= Ilya Gringolts =

Violinist and educator

Ilya Alexandrovich Gringolts (Илья Александрович Грингольц; born 2 July 1982) is a Russian violinist and educator.

==Early life and studies==
Born in Leningrad, Gringolts studied violin in St. Petersburg with Tatiana Liberova and Jeanna Metallidi. He then attended the Juilliard School, and studied violin with Itzhak Perlman for 3 years. From 2001 to 2003, Gringolts was a member of the BBC Radio 3 New Generation Artists programme.

==Career==
In addition to the modern violin performance genre, he has a continued commitment to period-instrument performance.

He founded the Gringolts Quartet in 2008 and plays first violin in the quartet.

Gringolts is currently on the music faculty of the Zürcher Hochschule der Künste.

Gringolts has made commercial recordings for such labels as Onyx and Deutsche Grammophon.

Gringolts plays the violin “ex Kiesewetter” by Antonio Stradivari, a loan from the Stradivari Society, Chicago. Previously, Gringolts played the "ex-Prové" Stradivarius violin, loaned to him by a private donor.

==Personal life==
Since the Russian invasion of Ukraine, he has been living in exile in Zurich. Much of his family continues to live in Saint Petersburg, but his parents have fled Russia.

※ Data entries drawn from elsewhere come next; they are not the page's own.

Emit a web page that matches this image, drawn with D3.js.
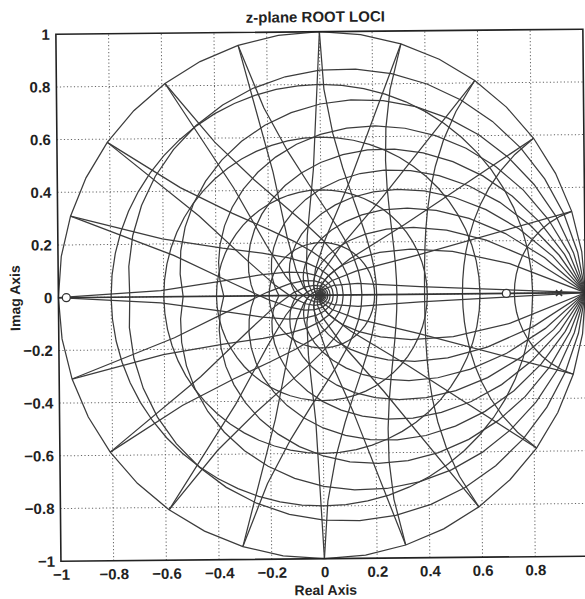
<!DOCTYPE html>
<html>
<head>
<meta charset="utf-8">
<script src="https://cdn.jsdelivr.net/npm/d3@7"></script>
<style>
  body { margin: 0; background: #fff; }
  text { font-family: "Liberation Sans", Arial, sans-serif; fill: #222; font-weight: bold; }
</style>
</head>
<body>
<script>
// damping ratios and natural frequencies (fraction of pi) of the z-plane grid
var zetaVals = [0, 0.1, 0.2, 0.3, 0.4, 0.5, 0.6, 0.7, 0.8, 0.9];
var wnFracs = [0, 0.1, 0.2, 0.3, 0.4, 0.5, 0.6, 0.7, 0.8, 0.9, 1.0,
               1.1, 1.2, 1.3, 1.4, 1.5, 1.6, 1.7, 1.8, 1.9, 2.0];
// root loci circles |z| = r
var lociRadii = [0.2, 0.4, 0.6, 0.8];
// open loop zeros and poles
var zerosRe = [-0.97, 0.7];
var polesRe = [0.9, 1.0];
var tickVals = [-1, -0.8, -0.6, -0.4, -0.2, 0, 0.2, 0.4, 0.6, 0.8, 1];

var w = 585, h = 599;
var svg = d3.select("body").append("svg")
    .attr("width", w)
    .attr("height", h);

// the scanned figure is turned by about half a degree
var chart = svg.append("g")
    .attr("transform", "rotate(-0.55, 321.9, 295.2)");

var x = d3.scaleLinear().domain([-1, 1]).range([58.4, 585.4]);
var y = d3.scaleLinear().domain([-1, 1]).range([558.7, 31.7]);

// dotted grid
var grid = chart.append("g").attr("class", "grid");
grid.selectAll(".gx").data(tickVals.slice(1, -1)).enter().append("line")
    .attr("x1", function(d){ return x(d); }).attr("x2", function(d){ return x(d); })
    .attr("y1", y(-1)).attr("y2", y(1))
    .style("stroke", "#666").style("stroke-width", 1).style("stroke-dasharray", "1.2,2.3");
grid.selectAll(".gy").data(tickVals.slice(1, -1)).enter().append("line")
    .attr("y1", function(d){ return y(d); }).attr("y2", function(d){ return y(d); })
    .attr("x1", x(-1)).attr("x2", x(1))
    .style("stroke", "#666").style("stroke-width", 1).style("stroke-dasharray", "1.2,2.3");

var line = d3.line()
    .x(function(p){ return x(p[0]); })
    .y(function(p){ return y(p[1]); });

// constant damping spirals, t from 0 to pi in pi/20 steps
var steps = d3.range(0, 21).map(function(i){ return i * Math.PI / 20; });
var curves = [];
zetaVals.forEach(function(z){
    var m = z / Math.sqrt(1 - z * z);
    var pts = steps.map(function(t){
        var r = Math.exp(-m * t);
        return [r * Math.cos(t), r * Math.sin(t)];
    });
    curves.push(pts);
    curves.push(pts.map(function(p){ return [p[0], -p[1]]; }));
});

// constant natural frequency curves, theta from pi/2 to pi
var thetas = d3.range(0, 11).map(function(i){ return Math.PI / 2 + i * Math.PI / 20; });
wnFracs.forEach(function(f){
    var wn = f * Math.PI;
    var pts = thetas.map(function(th){
        var r = Math.exp(wn * Math.cos(th)), a = wn * Math.sin(th);
        return [r * Math.cos(a), r * Math.sin(a)];
    });
    curves.push(pts);
    curves.push(pts.map(function(p){ return [p[0], -p[1]]; }));
});

// loci circles
var ring = d3.range(0, 61).map(function(i){ return i * Math.PI / 30; });
lociRadii.forEach(function(r){
    curves.push(ring.map(function(t){ return [r * Math.cos(t), r * Math.sin(t)]; }));
});

var plot = chart.append("g").attr("class", "curves");
plot.selectAll("path").data(curves).enter().append("path")
    .attr("d", line)
    .style("fill", "none")
    .style("stroke", "#3c3c3c")
    .style("stroke-width", 1.25);

// real axis
plot.append("line")
    .attr("x1", x(-1)).attr("x2", x(1)).attr("y1", y(0)).attr("y2", y(0))
    .style("stroke", "#333").style("stroke-width", 1.6);

// zeros and poles
chart.selectAll(".zero").data(zerosRe).enter().append("circle")
    .attr("cx", function(d){ return x(d); }).attr("cy", y(0)).attr("r", 4)
    .style("fill", "#fff").style("stroke", "#333").style("stroke-width", 1.3);
chart.selectAll(".pole").data(polesRe).enter().append("path")
    .attr("transform", function(d){ return "translate(" + x(d) + "," + y(0) + ")"; })
    .attr("d", "M-3,-3L3,3M-3,3L3,-3")
    .style("stroke", "#333").style("stroke-width", 1.6);

// axes box and ticks
chart.append("rect")
    .attr("x", x(-1)).attr("y", y(1))
    .attr("width", x(1) - x(-1)).attr("height", y(-1) - y(1))
    .style("fill", "none").style("stroke", "#222").style("stroke-width", 1.6);

var xAxis = chart.append("g").attr("transform", "translate(0," + y(-1) + ")")
    .call(d3.axisBottom(x).tickValues(tickVals.slice(0, -1)).tickSize(0).tickPadding(8)
        .tickFormat(function(d){ return d3.format("")(d); }));
var yAxis = chart.append("g").attr("transform", "translate(" + x(-1) + ",0)")
    .call(d3.axisLeft(y).tickValues(tickVals).tickSize(0).tickPadding(6)
        .tickFormat(function(d){ return d3.format("")(d); }));
[xAxis, yAxis].forEach(function(a){
    a.select(".domain").remove();
    a.selectAll("text").style("font-size", "15px")
        .style("font-family", "'Liberation Sans', Arial, sans-serif").attr("fill", "#222");
});

chart.append("text").attr("x", 318).attr("y", 22).attr("text-anchor", "middle")
    .style("font-size", "15px").text("z-plane ROOT LOCI");
chart.append("text").attr("x", 323).attr("y", 595).attr("text-anchor", "middle")
    .style("font-size", "14px").text("Real Axis");
chart.append("text").attr("transform", "translate(20," + y(0) + ") rotate(-90)")
    .attr("text-anchor", "middle").style("font-size", "14px").text("Imag Axis");
</script>
</body>
</html>
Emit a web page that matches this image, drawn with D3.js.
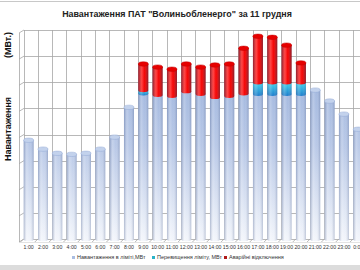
<!DOCTYPE html>
<html>
<head>
<meta charset="utf-8">
<script src="https://cdn.jsdelivr.net/npm/d3@7"></script>
<style>
  body { margin: 0; background: #fff; }
  svg { display: block; font-family: "Liberation Sans", Arial, sans-serif; }
</style>
</head>
<body>
<svg id="chart" width="360" height="270"></svg>
<script>
var hours = ['1:00', '2:00', '3:00', '4:00', '5:00', '6:00', '7:00', '8:00', '9:00', '10:00', '11:00', '12:00',
    '13:00', '14:00', '15:00', '16:00', '17:00', '18:00', '19:00', '20:00', '21:00', '22:00', '23:00', '0:00'];

// load within limit, MW
var limitLoad = [189, 172, 164, 162, 164, 172, 195, 252, 279, 276, 274, 283,
    278, 272, 274, 279, 278, 278, 278, 278, 285, 264, 239, 210];
// exceeding limit, MW
var exceedLoad = [0, 0, 0, 0, 0, 0, 0, 0, 6, 0, 0, 0,
    0, 0, 0, 0, 22, 22, 22, 22, 0, 0, 0, 0];
// emergency cut-offs
var emergency = [0, 0, 0, 0, 0, 0, 0, 0, 50, 53, 51, 52,
    51, 61, 61, 86, 88, 86, 71, 37, 0, 0, 0, 0];

var seriesNames = ['Навантаження в ліміті,МВт', 'Перевищення ліміту, МВт', 'Аварійні відключення'];
var yTicks = [0, 50, 100, 150, 200, 250, 300, 350, 400];

var svg = d3.select('#chart');
var W = 360, H = 270;

var rows = hours.map(function (h, i) {
    return { hour: h, limit: limitLoad[i], exceed: exceedLoad[i], emerg: emergency[i] };
});
var stack = d3.stack().keys(['limit', 'exceed', 'emerg'])(rows);

var x = d3.scaleBand()
    .domain(hours)
    .range([21.5, 21.5 + 24 * 14.33]);

var y = d3.scaleLinear()
    .domain([0, 400])
    .range([239, 30]);

// gradients
var defs = svg.append('defs');

var gBlue = defs.append('linearGradient').attr('id', 'gBlue')
    .attr('gradientUnits', 'userSpaceOnUse')
    .attr('x1', 0).attr('y1', y(400)).attr('x2', 0).attr('y2', y(0));
gBlue.append('stop').attr('offset', '0%').attr('stop-color', '#90aad8');
gBlue.append('stop').attr('offset', '55%').attr('stop-color', '#b8c8e7');
gBlue.append('stop').attr('offset', '100%').attr('stop-color', '#f2f5fb');

var gShade = defs.append('linearGradient').attr('id', 'gShade')
    .attr('x1', 0).attr('y1', 0).attr('x2', 1).attr('y2', 0);
gShade.append('stop').attr('offset', '0%').attr('stop-color', '#3a4f80').attr('stop-opacity', 0.35);
gShade.append('stop').attr('offset', '30%').attr('stop-color', '#ffffff').attr('stop-opacity', 0.2);
gShade.append('stop').attr('offset', '60%').attr('stop-color', '#ffffff').attr('stop-opacity', 0);
gShade.append('stop').attr('offset', '100%').attr('stop-color', '#3a4f80').attr('stop-opacity', 0.3);

var gCyan = defs.append('linearGradient').attr('id', 'gCyan')
    .attr('x1', 0).attr('y1', 0).attr('x2', 0).attr('y2', 1);
gCyan.append('stop').attr('offset', '0%').attr('stop-color', '#40d8ee');
gCyan.append('stop').attr('offset', '100%').attr('stop-color', '#1c7ccc');

var gRed = defs.append('linearGradient').attr('id', 'gRed')
    .attr('x1', 0).attr('y1', 0).attr('x2', 1).attr('y2', 0);
gRed.append('stop').attr('offset', '0%').attr('stop-color', '#c00000');
gRed.append('stop').attr('offset', '35%').attr('stop-color', '#ff1c1c');
gRed.append('stop').attr('offset', '70%').attr('stop-color', '#f00000');
gRed.append('stop').attr('offset', '100%').attr('stop-color', '#b00000');

// outer frame
svg.append('rect').attr('x', 0).attr('y', 265).attr('width', W).attr('height', 5).attr('fill', '#dcdcdc');
svg.append('line').attr('x1', 0).attr('x2', W).attr('y1', 1.5).attr('y2', 1.5)
    .attr('stroke', '#c8c8c8').attr('stroke-width', 1);

// title
svg.append('text')
    .attr('x', 177).attr('y', 17)
    .attr('text-anchor', 'middle')
    .style('font-size', '8.9px').style('font-weight', 'bold').attr('fill', '#222')
    .text('Навантаження ПАТ "Волиньобленерго" за 11 грудня');

// y axis title
svg.append('text')
    .attr('transform', 'translate(11,129)rotate(-90)')
    .attr('text-anchor', 'middle')
    .style('font-size', '9px').style('font-weight', 'bold').attr('fill', '#111')
    .text('Навантаження');
svg.append('text')
    .attr('transform', 'translate(11,45)rotate(-90)')
    .attr('text-anchor', 'middle')
    .style('font-size', '9px').style('font-weight', 'bold').attr('fill', '#111')
    .text('(МВт.)');

// back wall grid
var grid = svg.append('g').attr('stroke', '#a6a6a6').attr('stroke-width', 0.8);
grid.selectAll('.hgrid').data(yTicks).enter().append('line')
    .attr('class', 'hgrid')
    .attr('x1', 24).attr('x2', W)
    .attr('y1', function (d) { return Math.round(y(d)) + 0.5; })
    .attr('y2', function (d) { return Math.round(y(d)) + 0.5; });
grid.selectAll('.vgrid').data(hours).enter().append('line')
    .attr('class', 'vgrid')
    .attr('x1', function (d) { return Math.round(x(d) + 2) + 0.5; })
    .attr('x2', function (d) { return Math.round(x(d) + 2) + 0.5; })
    .attr('y1', y(400)).attr('y2', y(0));

// side wall ticks
grid.selectAll('.side').data(yTicks).enter().append('line')
    .attr('class', 'side')
    .attr('x1', 19).attr('x2', 24)
    .attr('y1', function (d) { return y(d) + 3; })
    .attr('y2', function (d) { return y(d); });
grid.append('line').attr('x1', 19.5).attr('x2', 19.5).attr('y1', y(400) + 3).attr('y2', y(0) + 3);

// floor ticks
svg.append('g').selectAll('line').data(d3.range(25)).enter().append('line')
    .attr('x1', function (i) { return 23.5 + i * x.step(); })
    .attr('x2', function (i) { return 20.5 + i * x.step(); })
    .attr('y1', y(0)).attr('y2', y(0) + 3)
    .attr('stroke', '#a6a6a6').attr('stroke-width', 0.8);
svg.append('line').attr('x1', 19).attr('x2', W).attr('y1', y(0) + 3.5).attr('y2', y(0) + 3.5)
    .attr('stroke', '#d0d0d0').attr('stroke-width', 0.6);

// cylinders
var bw = 10, rx = bw / 2, ry = 2.2;
var fills = ['url(#gBlue)', 'url(#gCyan)', 'url(#gRed)'];
var capFills = ['#c3d2ec', '#4fd8ee', '#e60000'];
var capStrokes = ['#94abd6', '#1c9ccc', '#c00000'];

function segPath(d, xc) {
    var x0 = xc - rx, x1 = xc + rx, yt = y(d[1]), yb = y(d[0]);
    return 'M' + x0 + ',' + yt + 'L' + x0 + ',' + yb +
        'A' + rx + ',' + ry + ' 0 0 0 ' + x1 + ',' + yb +
        'L' + x1 + ',' + yt + 'Z';
}

var bars = svg.append('g');
stack.forEach(function (layer, li) {
    layer.forEach(function (d, i) {
        if (d[1] - d[0] <= 0) return;
        var xc = x(hours[i]) + x.bandwidth() / 2;
        bars.append('path').attr('d', segPath(d, xc)).attr('fill', fills[li]);
        bars.append('path').attr('d', segPath(d, xc)).attr('fill', 'url(#gShade)');
    });
});
// top caps
rows.forEach(function (r, i) {
    var li = r.emerg > 0 ? 2 : (r.exceed > 0 ? 1 : 0);
    var top = stack[li][i][1];
    bars.append('ellipse')
        .attr('cx', x(r.hour) + x.bandwidth() / 2)
        .attr('cy', y(top))
        .attr('rx', rx).attr('ry', ry)
        .attr('fill', capFills[li])
        .attr('stroke', capStrokes[li]).attr('stroke-width', 0.5);
});

// x labels
svg.append('g').selectAll('text').data(hours).enter().append('text')
    .attr('x', function (d) { return x(d) + x.bandwidth() / 2; })
    .attr('y', 249)
    .attr('text-anchor', 'middle')
    .style('font-size', '5.2px').attr('fill', '#333')
    .text(function (d) { return d; });

// legend
var legendX = [72, 152, 224];
var legendColors = ['#a9bde2', '#2ab3c8', '#b01818'];
var legend = svg.append('g').selectAll('g').data(seriesNames).enter().append('g')
    .attr('transform', function (d, i) { return 'translate(' + legendX[i] + ',259)'; });
legend.append('rect').attr('x', 0).attr('y', -3).attr('width', 3).attr('height', 3)
    .attr('fill', function (d, i) { return legendColors[i]; });
legend.append('text').attr('x', 5).attr('y', 0)
    .style('font-size', '5.5px').attr('fill', '#333')
    .text(function (d) { return d; });
</script>
</body>
</html>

Gringolts is married to the Armenian violinist Anahit Kurtikyan, who also plays in the Gringolts Quartet. The couple has three daughters. His sister, Olga, is married to the violinist, Maxim Vengerov.

==Awards and prizes==
- 1992: All-Russian Junior Competition, Second Prize
- 1994: International Youth Competition in St. Petersburg, First Prize
- 1995: Yehudi Menuhin International Competition for Young Violinists, Junior Division, Sixth Prize
- 1997: Henryk Wieniawski Violin Competition, Junior Division, Laureate
- 1998: Paganini Competition in Genoa, Italy: First Prize
- 2001-2003: BBC New Generation Artist
- 2006: Gramophone Award for Chamber Music, recording of chamber music of the Sergei Taneyev Piano Quintet with Vadim Repin, Nobuko Imai, Lynn Harrell, and Mikhail Pletnev.